Speaking at the Atlantic Council Energy Forum in Abu Dhabi in January, Mr Kaabi acknowledged that Mubadala’s portfolio is heavily weighted towards gas. But he argues that this complements Abu Dhabi’s situation as a net importer of gas: however, other than Dolphin, Mubadala’s assets don’t provide much gas for the UAE.

Given the revolving door between Mubadala and Adnoc, it is feasible that expertise gained from working at these international gas fields could be brought back to Abu Dhabi.

Charts included Zohr Field Stakes (%)

Charts included Sarab & Umm Lulu (%)

*PURCHASE FROM ENI YET TO BE FINALIZED

A GLOBAL PORTFOLIO ?

The $2.4bn spent in Egypt and Abu Dhabi exemplifies Mubadala’s broader push to expand its global presence. The bulk of Mubadala Petroleum’s assets are in Southeast Asia – Vietnam, Thailand, and Malaysia – but Mr Kaabi says the firm is now prioritizing “low-cost oil” over expensive investments demanding long-term cost recovery.

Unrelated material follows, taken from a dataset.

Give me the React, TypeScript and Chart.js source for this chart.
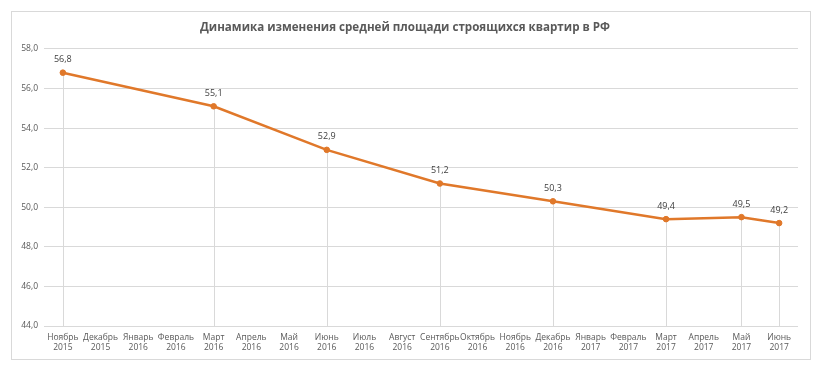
import React, { useEffect, useRef } from "react";
import { Chart, registerables } from "chart.js";

Chart.register(...registerables);

const months = [
  "Ноябрь", "Декабрь", "Январь", "Февраль", "Март", "Апрель", "Май", "Июнь", "Июль", "Август",
  "Сентябрь", "Октябрь", "Ноябрь", "Декабрь", "Январь", "Февраль", "Март", "Апрель", "Май", "Июнь",
];
const years = [
  "2015", "2015", "2016", "2016", "2016", "2016", "2016", "2016", "2016", "2016",
  "2016", "2016", "2016", "2016", "2017", "2017", "2017", "2017", "2017", "2017",
];
const areaValues: (number | null)[] = [
  56.8, null, null, null, 55.1, null, null, 52.9, null, null,
  51.2, null, null, 50.3, null, null, 49.4, null, 49.5, 49.2,
];
const yMin = 44;
const yMax = 58;
const yStep = 2;
const title = "Динамика изменения средней площади строящихся квартир в РФ";

const FONT = "'Open Sans', 'Noto Sans', sans-serif";
const fmt = (v: number) => v.toFixed(1).replace(".", ",");

const dropLines = {
  id: "dropLines",
  beforeDatasetsDraw(chart: any) {
    const meta = chart.getDatasetMeta(0);
    const ctx = chart.ctx;
    const bottom = chart.chartArea.bottom;
    ctx.save();
    ctx.strokeStyle = "#d9d9d9";
    ctx.lineWidth = 1;
    meta.data.forEach((el: any, i: number) => {
      if (areaValues[i] == null) return;
      const x = Math.round(el.x) + 0.5;
      ctx.beginPath();
      ctx.moveTo(x, el.y);
      ctx.lineTo(x, bottom);
      ctx.stroke();
    });
    ctx.restore();
  },
};

const dataLabels = {
  id: "dataLabels",
  afterDatasetsDraw(chart: any) {
    const meta = chart.getDatasetMeta(0);
    const ctx = chart.ctx;
    ctx.save();
    ctx.fillStyle = "#404040";
    ctx.font = `9px ${FONT}`;
    ctx.textAlign = "center";
    ctx.textBaseline = "middle";
    meta.data.forEach((el: any, i: number) => {
      const v = areaValues[i];
      if (v == null) return;
      ctx.fillText(fmt(v), el.x, el.y - 13);
    });
    ctx.restore();
  },
};

export default function App() {
  const ref = useRef<HTMLCanvasElement>(null);
  useEffect(() => {
    if (!ref.current) return;
    const chart = new Chart(ref.current, {
      type: "line",
      data: {
        labels: months.map((m, i) => [m, years[i]]),
        datasets: [
          {
            data: areaValues,
            borderColor: "#E0782A",
            backgroundColor: "#E0782A",
            borderWidth: 2.5,
            pointRadius: 2.8,
            pointBorderWidth: 1,
            spanGaps: true,
            tension: 0,
          },
        ],
      },
      plugins: [dropLines, dataLabels],
      options: {
        animation: false,
        responsive: false,
        layout: { padding: { left: 0, right: 12, top: 0, bottom: 0 } },
        plugins: {
          legend: { display: false },
          tooltip: { enabled: false },
          title: {
            display: true,
            text: title,
            color: "#595959",
            font: { family: FONT, size: 11.6, weight: "bold" },
            padding: { top: 9, bottom: 14 },
          },
        },
        scales: {
          x: {
            offset: true,
            afterFit: (s: any) => {
              s.height = 33;
            },
            grid: { display: false, drawTicks: false },
            border: { display: false },
            ticks: {
              autoSkip: false,
              maxRotation: 0,
              minRotation: 0,
              padding: 6,
              color: "#595959",
              font: { family: FONT, size: 8.5 },
            },
          },
          y: {
            min: yMin,
            max: yMax,
            afterFit: (s: any) => {
              s.width = 32;
            },
            grid: { color: "#d9d9d9", drawTicks: false },
            border: { display: false },
            ticks: {
              stepSize: yStep,
              padding: 6,
              color: "#595959",
              font: { family: FONT, size: 8.5 },
              callback: (v: any) => fmt(Number(v)),
            },
          },
        },
      },
    });
    return () => chart.destroy();
  }, []);
  return (
    <div
      style={{
        margin: "3px 0 0 3px",
        width: 798,
        height: 347,
        border: "1px solid #d9d9d9",
      }}
    >
      <canvas ref={ref} width={798} height={347} />
    </div>
  );
}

Mubadala Petroleum reached FID last month on Malaysia’s $1bn Pegaga offshore gas development along with partners Petronas (25%) and Shell (20%). Gas from a 550mn cfd processing platform will be piped to the Malaysia LNG plant at Bintulu. Significantly for Mubadala, the development project is a rare foray into upstream development as an operator.

The firm also last week signed a production sharing contract (PSC) with Indonesia for a 100% operating stake at Adnaman I. It has committed to conduct sub-surface studies and to acquire 3D seismic of the license over the next three years. Mubadala Petroleum also signed up to 30% of the adjacent Andaman II license which is operated by UK independent Premier Oil.

Mubadala says the two blocks, located in the North Sumatra basin offshore Aceh, “have the potential to unlock a new material gas play for domestic consumption in North Sumatra and indeed long term export to regional markets.”

Mr Kaabi says he is a “big believer in the downstream and petchems” and is certainly busy on the downstream side. In January he described petrochemicals as “an enabler for the new industrial revolution.”

In February Total and two of Mubadala’s subsidiaries (Austria’s Borealis and Canada’s Nova Chemicals, together ‘Novealis Holdings’) agreed to form a JV to produce petchems on a 50:50 basis (MEES, 2 March). The $1.7bn venture is centered on a 1mn t/y ethane cracker at Port Arthur, Texas, which is due to come online in 2020 processing locally-produced shale gas.